Tomorrow marks a year since you left. I miss you so bad it hurts. I hope you have had time to read all of the beautiful letters people wrote to you. It isn’t just me and your family who miss you. You left a ginormous hole for a fairly small girl.
Since we can’t have you here with us, we watch videos of you all the time. We have our favorites. Annie is one, of course. Also, we laughed and laughed about the Disney cruise when you missed mommy and wouldn’t stay at the kids’ camps. Our little pager said: Kylie would like to be picked up at Monstro Point & Kylie would like to be picked up at Animator’s Pallet. When I interviewed you to see what your favorite parts of the day were, I asked you what you did when you didn’t want to stay and you said, “Um, cwied”. There was no remorse in your little voice.
“Um, cwied” is our family catchphrase now.
I’m kind of nervous to tell you this next part. I’ve got two tattoos – okay three but I’m not counting the little dot I got to show it you didn’t hurt when you had to get marked for radiation. You let me get that one! I know you would be mortified and I’m sorry. One is the Smiley for Kylie logo and the other is the penguin picture you drew me for the marathon. You told me to “run daddy, run, then waddle home to me.” I’m trying to run. I figure the best way to run is to keep on telling people about you – your faith, your joy, and the cancer that we need to kill. Someday I will waddle home to you and I’m kind of ready for that. Does that sound weird – that I’m kind of sick of this place and ready to see you again? It’s true. Nothing is the same without you. I’m not going to jump in front of a bus anytime soon, but I would be the first to push someone out of the way.

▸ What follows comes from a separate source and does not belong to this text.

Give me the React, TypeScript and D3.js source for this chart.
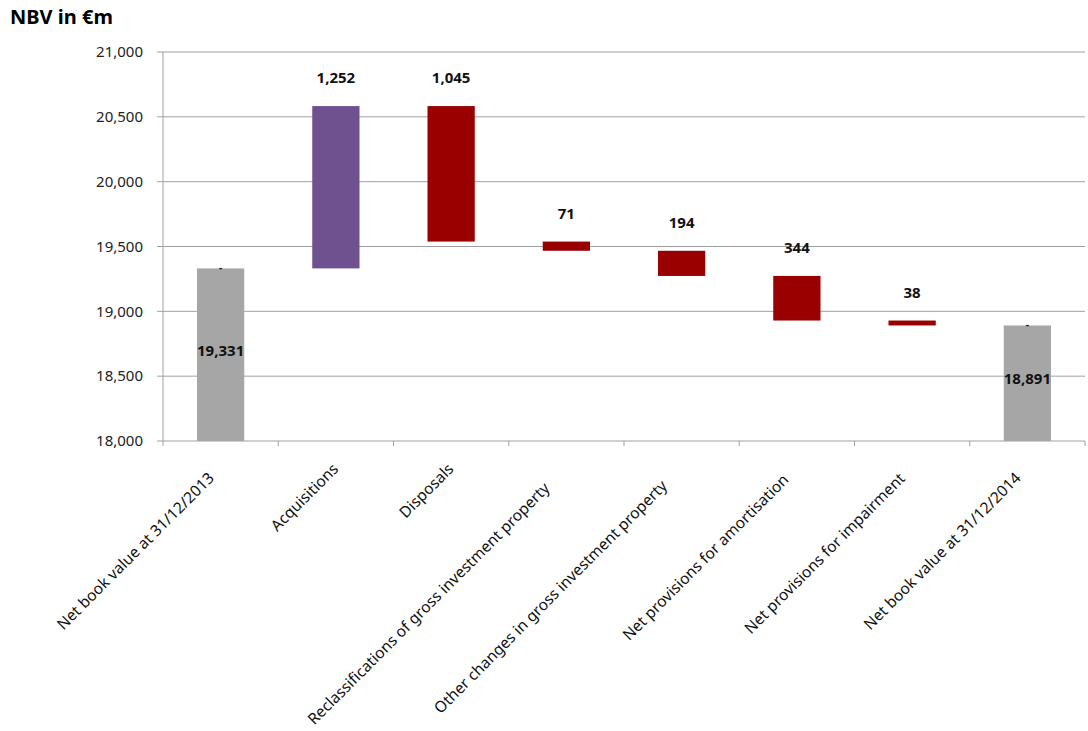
import React from "react";
import * as d3 from "d3";

const categories = [
  "Net book value at 31/12/2013",
  "Acquisitions",
  "Disposals",
  "Reclassifications of gross investment property",
  "Other changes in gross investment property",
  "Net provisions for amortisation",
  "Net provisions for impairment",
  "Net book value at 31/12/2014",
];
const kinds = ["total", "up", "down", "down", "down", "down", "down", "total"];
const values = [19331, 1252, 1045, 71, 194, 344, 38, 18891];
const yTicks = [18000, 18500, 19000, 19500, 20000, 20500, 21000];

const W = 1088;
const H = 731;
const M = { left: 163, right: 1085, top: 52, bottom: 441 };
const FONT = "'Noto Sans', 'Liberation Sans', Arial, sans-serif";
const COLORS: Record<string, string> = { total: "#A6A6A6", up: "#6F5190", down: "#990000" };

export default function App() {
  const x = d3.scaleBand<string>().domain(categories).range([M.left, M.right]).paddingInner(0).paddingOuter(0);
  const y = d3.scaleLinear().domain([18000, 21000]).range([M.bottom, M.top]);
  const bw = x.bandwidth() * 0.41;
  const fmt = d3.format(",");

  let running = 0;
  const bars = categories.map((c, i) => {
    const k = kinds[i];
    const v = values[i];
    let lo: number, hi: number;
    if (k === "total") {
      lo = 18000;
      hi = v;
      running = v;
    } else if (k === "up") {
      lo = running;
      hi = running + v;
      running = hi;
    } else {
      hi = running;
      lo = running - v;
      running = lo;
    }
    return { c, k, v, lo, hi };
  });

  return (
    <svg width={W} height={H} style={{ display: "block", position: "absolute", left: 0, top: 0 }} fontFamily={FONT}>
      <rect width={W} height={H} fill="#fff" />
      <text x={10} y={24} fontSize={20} fontWeight="bold" fill="#000">NBV in €m</text>
      {yTicks.map((t) => (
        <g key={t}>
          <line x1={M.left - 6} x2={M.right} y1={y(t)} y2={y(t)} stroke="#A0A0A0" strokeWidth={1} />
          <text x={143} y={y(t)} dy="0.35em" textAnchor="end" fontSize={15} fill="#222">{fmt(t)}</text>
        </g>
      ))}
      <line x1={M.left} x2={M.left} y1={M.top} y2={M.bottom} stroke="#A0A0A0" />
      {categories.map((c, i) => (
        <line key={"t" + i} x1={x(c)! + x.bandwidth()} x2={x(c)! + x.bandwidth()} y1={M.bottom} y2={M.bottom + 5} stroke="#A0A0A0" />
      ))}
      <line x1={M.left} x2={M.left} y1={M.bottom} y2={M.bottom + 5} stroke="#A0A0A0" />
      {bars.map((b, i) => {
        const cx = x(b.c)! + x.bandwidth() / 2;
        const y0 = y(b.hi);
        const y1 = y(b.lo);
        const shift = Math.max(0, b.c.length - 12) * 0.8 * Math.SQRT1_2;
        return (
          <g key={i}>
            <rect x={cx - bw / 2} y={y0} width={bw} height={y1 - y0} fill={COLORS[b.k]} />
            {b.k === "total" ? (
              <>
                <text x={cx} y={(y0 + y1) / 2 - 4} dy="0.35em" textAnchor="middle" fontSize={15} fontWeight="bold" fill="#111">{fmt(b.v)}</text>
                <text x={cx} y={y0 + 3} textAnchor="middle" fontSize={10} fontWeight="bold" fill="#111">-</text>
              </>
            ) : (
              <text x={cx} y={y0 - 28} dy="0.35em" textAnchor="middle" fontSize={15} fontWeight="bold" fill="#111">{fmt(b.v)}</text>
            )}
            <text
              transform={`translate(${cx + 3.5 - shift},${M.bottom + 29 + shift}) rotate(-45)`}
              textAnchor="end"
              fontSize={15.5}
              fill="#111"
            >
              {b.c}
            </text>
          </g>
        );
      })}
    </svg>
  );
}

I did go ahead and run the marathon that I was training for before you died. Okay, I walked a lot. My worst time by far, but I finished. I still run so I don’t turn into fat daddy again, but not as far as I used to. I’m spending most of my time writing.
I’m finally releasing the last Virgil Creech book that we started reading together. I think its pretty good – I wish you had gotten to finish it. I wonder if you just know how it ends since you are up there. Hey, if there’s a library can you get it in for me? Maybe stash it in Charles Dickens’ backpack when he’s not looking?
I’m glad I finished that because mostly I write about YOU now! My blog gets a lot more readers (when you are the subject) and I am working on a book about things you did to take back your joy from cancer. I think it could help people who have to go through hard times like you did. Sometimes I can only smile because you taught me how. You showed me that every minute is precious and joy can be unearthed anywhere if you dig deep enough. You were chock full of amazing.
Oh, Kylie. I miss you so much. I know I said it before, but it’s true. I miss seeing your smile and hearing your giggle. I miss watching you perform. We went to Broadway, but it wasn’t the same without you. You got your Broadway debut, though! It should have been on a stage, but it was on a billboard instead. Lots of people saw it. You are making a difference.
I guess I just wanted to say I love you, I miss you, I’m sorry, and I will never forget you. You are the inspiration for everything I do from now until that glorious day when I get to hold you again.